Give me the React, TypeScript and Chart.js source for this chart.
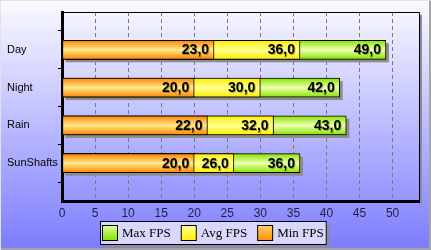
import React, { useEffect, useRef } from 'react';
import { Chart, registerables } from 'chart.js';

Chart.register(...registerables);

const categories = ['Day', 'Night', 'Rain', 'SunShafts'];
const maxFps = [49, 42, 43, 36];
const avgFps = [36, 30, 32, 26];
const minFps = [23, 20, 22, 20];
const seriesNames = ['Max FPS', 'Avg FPS', 'Min FPS'];
const xMin = 0;
const xMax = 54;
const xStep = 5;

const BAR = 19;

const barStops: [number, string][][] = [
  [[0, '#86e400'], [0.5, '#eeffb0'], [1, '#86e400']],
  [[0, '#ffee00'], [0.5, '#ffff90'], [1, '#ffee00']],
  [[0, '#ff8400'], [0.5, '#ffe98a'], [1, '#ff8400']],
];
const legendStops: [number, string][][] = [
  [[0, '#e4ff9a'], [1, '#7ee000']],
  [[0, '#ffff9a'], [1, '#ffee00']],
  [[0, '#ffd070'], [1, '#ff8c00']],
];

function fillFor(i: number) {
  return (c: any) => {
    const chart = c.chart;
    const ys = chart.scales && chart.scales.y;
    if (c.type !== 'data' || !ys) return barStops[i][1][1];
    const y = ys.getPixelForValue(c.dataIndex);
    if (!isFinite(y)) return barStops[i][1][1];
    const g = chart.ctx.createLinearGradient(0, y - BAR / 2, 0, y + BAR / 2);
    barStops[i].forEach(([o, col]) => g.addColorStop(o, col));
    return g;
  };
}

const fmt = (v: number) => v.toFixed(1).replace('.', ',');

const decorPlugin = {
  id: 'decor',
  beforeDatasetsDraw(chart: any) {
    const ctx = chart.ctx;
    const meta = chart.getDatasetMeta(0);
    ctx.save();
    ctx.fillStyle = '#8c8c8c';
    meta.data.forEach((el: any) => {
      if (!isFinite(el.x) || !isFinite(el.y)) return;
      ctx.fillRect(el.base + 3, el.y - el.height / 2 + 3, el.x - el.base, el.height);
    });
    ctx.restore();
  },
  afterDatasetsDraw(chart: any) {
    const ctx = chart.ctx;
    ctx.save();
    ctx.font = 'bold 14px "Liberation Sans", Arial, sans-serif';
    ctx.textAlign = 'right';
    ctx.textBaseline = 'middle';
    chart.data.datasets.forEach((ds: any, di: number) => {
      const meta = chart.getDatasetMeta(di);
      meta.data.forEach((el: any, idx: number) => {
        const v = ds.data[idx];
        if (v == null || !isFinite(el.x)) return;
        ctx.fillStyle = 'rgba(0,0,0,0.3)';
        ctx.fillText(fmt(v), el.x - 4, el.y + 1.5);
        ctx.fillStyle = '#000';
        ctx.fillText(fmt(v), el.x - 5, el.y + 0.5);
      });
    });
    ctx.restore();
  },
  afterDraw(chart: any) {
    const ctx = chart.ctx;
    const a = chart.chartArea;
    ctx.save();
    ctx.fillStyle = '#8a8a9a';
    ctx.fillRect(a.right + 1, a.top + 3, 2, a.bottom - a.top);
    ctx.strokeStyle = '#000';
    ctx.lineWidth = 1;
    ctx.beginPath();
    ctx.moveTo(a.left, a.top + 0.5);
    ctx.lineTo(a.right + 0.5, a.top + 0.5);
    ctx.lineTo(a.right + 0.5, a.bottom);
    ctx.stroke();

    // legend
    ctx.font = '13px "Liberation Serif", "Times New Roman", serif';
    const box = 16;
    const gapBoxText = 4;
    const gapItem = 10;
    const widths = seriesNames.map((n) => ctx.measureText(n).width);
    const total = widths.reduce((s, w) => s + box + gapBoxText + w, 0) + gapItem * (seriesNames.length - 1) + 5;
    const lx = Math.round(213 - total / 2);
    const ly = 221;
    const lh = 24;
    ctx.fillStyle = '#8a8aa6';
    ctx.fillRect(lx + 3, ly + 3, total, lh);
    ctx.fillStyle = '#d8d8fc';
    ctx.fillRect(lx, ly, total, lh);
    ctx.strokeStyle = '#000';
    ctx.strokeRect(lx + 0.5, ly + 0.5, total - 1, lh - 1);
    let x = lx + 2;
    seriesNames.forEach((n, i) => {
      const by = ly + 4;
      const g = ctx.createLinearGradient(0, by, 0, by + box);
      legendStops[i].forEach(([o, col]) => g.addColorStop(o, col));
      ctx.fillStyle = g;
      ctx.fillRect(x, by, box, box);
      ctx.strokeStyle = '#000';
      ctx.strokeRect(x + 0.5, by + 0.5, box - 1, box - 1);
      ctx.fillStyle = '#000';
      ctx.textAlign = 'left';
      ctx.textBaseline = 'middle';
      ctx.fillText(n, x + box + gapBoxText, by + box / 2 + 0.5);
      x += box + gapBoxText + widths[i] + gapItem;
    });
    ctx.restore();
  },
};

export default function App() {
  const ref = useRef<HTMLCanvasElement>(null);
  useEffect(() => {
    if (!ref.current) return;
    const yLabels = ['', ...categories, ''];
    const pad = (arr: number[]) => [null, ...arr, null];
    const seriesData = [maxFps, avgFps, minFps];
    const chart = new Chart(ref.current, {
      type: 'bar',
      data: {
        labels: yLabels,
        datasets: seriesNames.map((name, i) => ({
          label: name,
          data: pad(seriesData[i]) as any,
          backgroundColor: fillFor(i) as any,
          borderColor: '#000',
          borderWidth: 1,
          borderSkipped: false,
          barThickness: BAR,
          grouped: false,
          order: 3 - i,
        })),
      },
      options: {
        indexAxis: 'y',
        animation: false,
        responsive: false,
        layout: { padding: { top: 12, right: 12, left: 7, bottom: 0 } },
        plugins: { legend: { display: false }, tooltip: { enabled: false } },
        scales: {
          y: {
            type: 'category',
            offset: false,
            grid: {
              drawOnChartArea: false,
              drawTicks: true,
              tickLength: 4,
              color: (c: any) => (c.index === 0 ? 'rgba(0,0,0,0)' : '#000'),
            },
            border: { color: '#000', width: 3 },
            ticks: {
              color: '#000',
              autoSkip: false,
              padding: 3,
              crossAlign: 'far',
              font: { family: '"Liberation Sans", Arial, sans-serif', size: 11 },
            },
            afterFit: (s: any) => {
              s.width = 55;
            },
          },
          x: {
            type: 'linear',
            min: xMin,
            max: xMax,
            ticks: {
              stepSize: xStep,
              includeBounds: false,
              color: '#1e1e48',
              padding: 5,
              font: { family: '"Liberation Sans", Arial, sans-serif', size: 12 },
            },
            grid: {
              drawTicks: false,
              color: (c: any) => (c.index === 0 ? 'rgba(0,0,0,0)' : '#7a7a7a'),
            },
            border: { color: '#000', width: 3, dash: [4, 3] },
            afterFit: (s: any) => {
              s.height = 49;
            },
          },
        },
      } as any,
      plugins: [decorPlugin],
    });
    return () => chart.destroy();
  }, []);
  return (
    <div
      style={{
        position: 'fixed',
        left: 0,
        top: 0,
        width: 431,
        height: 250,
        background: 'linear-gradient(to bottom, #fbfbff 0%, #7c7cff 100%)',
        boxShadow: 'inset 1px 1px 0 #e2e2e2, inset -2px -2px 0 #a4a4a4',
      }}
    >
      <canvas ref={ref} width={431} height={250} style={{ display: 'block' }} />
    </div>
  );
}
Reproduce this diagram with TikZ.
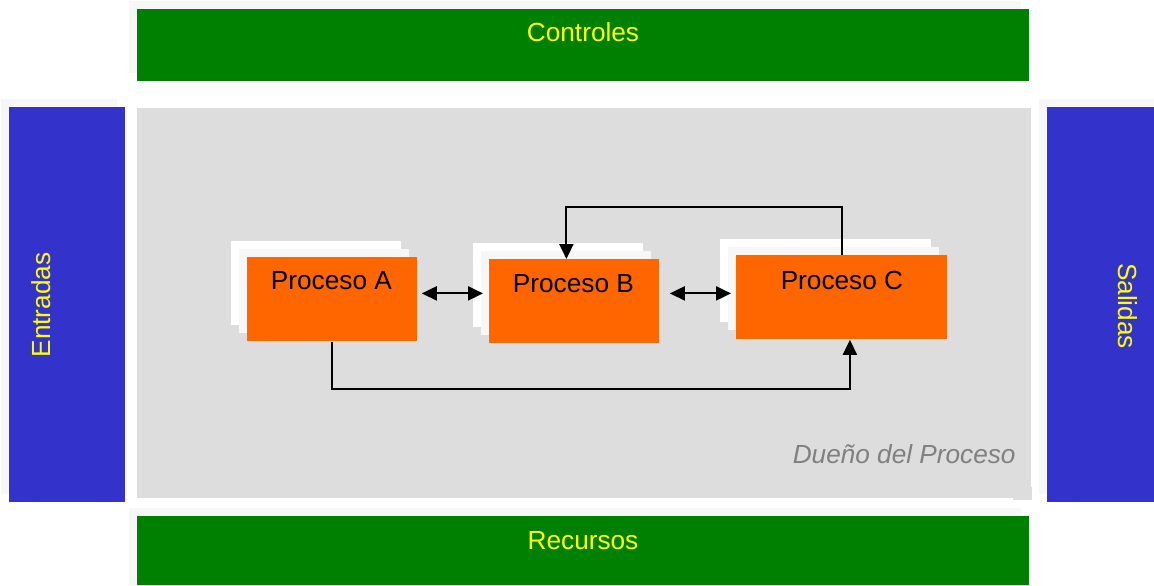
\documentclass[tikz,border=0pt]{standalone}
\usepackage{fontspec}
\setmainfont{Liberation Sans}
\usetikzlibrary{calc,arrows.meta}
\definecolor{ggreen}{RGB}{0,128,0}
\definecolor{bblue}{RGB}{51,51,204}
\definecolor{oorange}{RGB}{255,102,0}
\definecolor{ppanel}{RGB}{221,221,221}
\definecolor{shad}{RGB}{247,247,247}
\definecolor{ttxt}{RGB}{255,255,0}
\tikzset{
  band/.style={draw=none, inner sep=0pt, anchor=north west},
  proc/.style={fill=oorange, draw=none, inner sep=0pt, anchor=north west, minimum width=85pt, minimum height=42pt},
  ptext/.style={anchor=base, font=\fontsize{13.1}{15}\selectfont, text=black, inner sep=0pt},
  ytext/.style={font=\fontsize{13.1}{15}\selectfont, text=ttxt, inner sep=0pt},
  conn/.style={line width=1pt, draw=black},
  tip/.style={-{Triangle[length=7.5pt,width=7pt]}},
  dtip/.style={{Triangle[length=7.5pt,width=7pt]}-{Triangle[length=7.5pt,width=7pt]}}
}
\begin{document}
\begin{tikzpicture}[x=0.5pt,y=-0.5pt]
\useasboundingbox (0,0) rectangle (1154,585);
\fill[white] (0,0) rectangle (1154,585);
% shadows
\fill[shad] (129,1) rectangle (1021,73);
\fill[shad] (129,508) rectangle (1021,585);
\fill[shad] (1,99) rectangle (117,494);
\fill[shad] (1039,99) rectangle (1154,494);
% bands
\node[band, fill=ggreen, minimum width=446pt, minimum height=36pt] (ctrl) at (137,9) {};
\node[band, fill=ggreen, minimum width=446pt, minimum height=34.5pt] (rec) at (137,516) {};
\node[band, fill=bblue, minimum width=58pt, minimum height=197.5pt] (ent) at (9,107) {};
\node[band, fill=bblue, minimum width=53.5pt, minimum height=197.5pt] (sal) at (1047,107) {};
\node[band, fill=ppanel, minimum width=447pt, minimum height=195pt] (panel) at (137,108) {};
\fill[ppanel] (1013,487) rectangle (1032,500);
% band texts
\node[ytext, anchor=base] (tctrl) at (583,41) {Controles};
\node[ytext, anchor=base] (trec) at (583,549) {Recursos};
\node[ytext, rotate=90] (tent) at (41,305) {Entradas};
\node[ytext, rotate=-90] (tsal) at (1128,306) {Salidas};
\node[anchor=base east, inner sep=0pt, font=\fontsize{13.1}{15}\selectfont\itshape, text={rgb,255:red,128;green,128;blue,128}] (owner) at (1016,463) {Dueño del Proceso};
% process back sheets
\fill[white] (231,241) rectangle (401,325);
\fill[shad] (239,249) rectangle (409,333);
\fill[white] (473,243) rectangle (643,327);
\fill[shad] (481,251) rectangle (651,335);
\fill[white] (720,239) rectangle (931,322);
\fill[shad] (728,247) rectangle (939,330);
% processes
\node[proc] (pA) at (247,257) {};
\node[proc] (pB) at (489,259) {};
\node[proc, minimum width=105.5pt] (pC) at (736,255) {};
\node[ptext] (tA) at ($(pA.north)+(-1,32)$) {Proceso A};
\node[ptext] (tB) at ($(pB.north)+(-1,33)$) {Proceso B};
\node[ptext] (tC) at ($(pC.north)+(0,34)$) {Proceso C};
% connectors
\draw[conn, dtip] ($(pA.east)+(4,-6)$) -- ($(pB.west)+(-6,-8)$);
\draw[conn, dtip] ($(pB.east)+(10,-8)$) -- ($(pC.west)+(-5,-4)$);
\draw[conn, tip] (pC.north) -- ++(0,-48) -| ($(pB.north)+(-8,0)$);
\draw[conn, tip] (pA.south) -- ++(0,47) -| ($(pC.south)+(8,0)$);
\end{tikzpicture}
\end{document}
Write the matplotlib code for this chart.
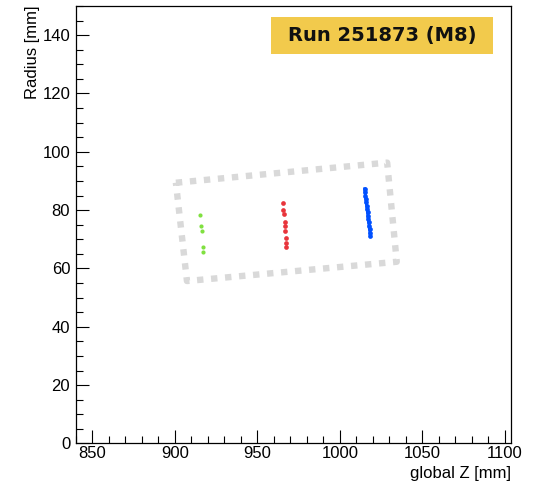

Your task: Without the pictures, copy the entries from their first line through the line containing "Chart.register(...registerables);", and only those lines.

Answer to the exercise:
Give me the React, TypeScript and Chart.js source for this chart.
import React, { useEffect, useRef } from 'react';
import { Chart, registerables } from 'chart.js';

Chart.register(...registerables);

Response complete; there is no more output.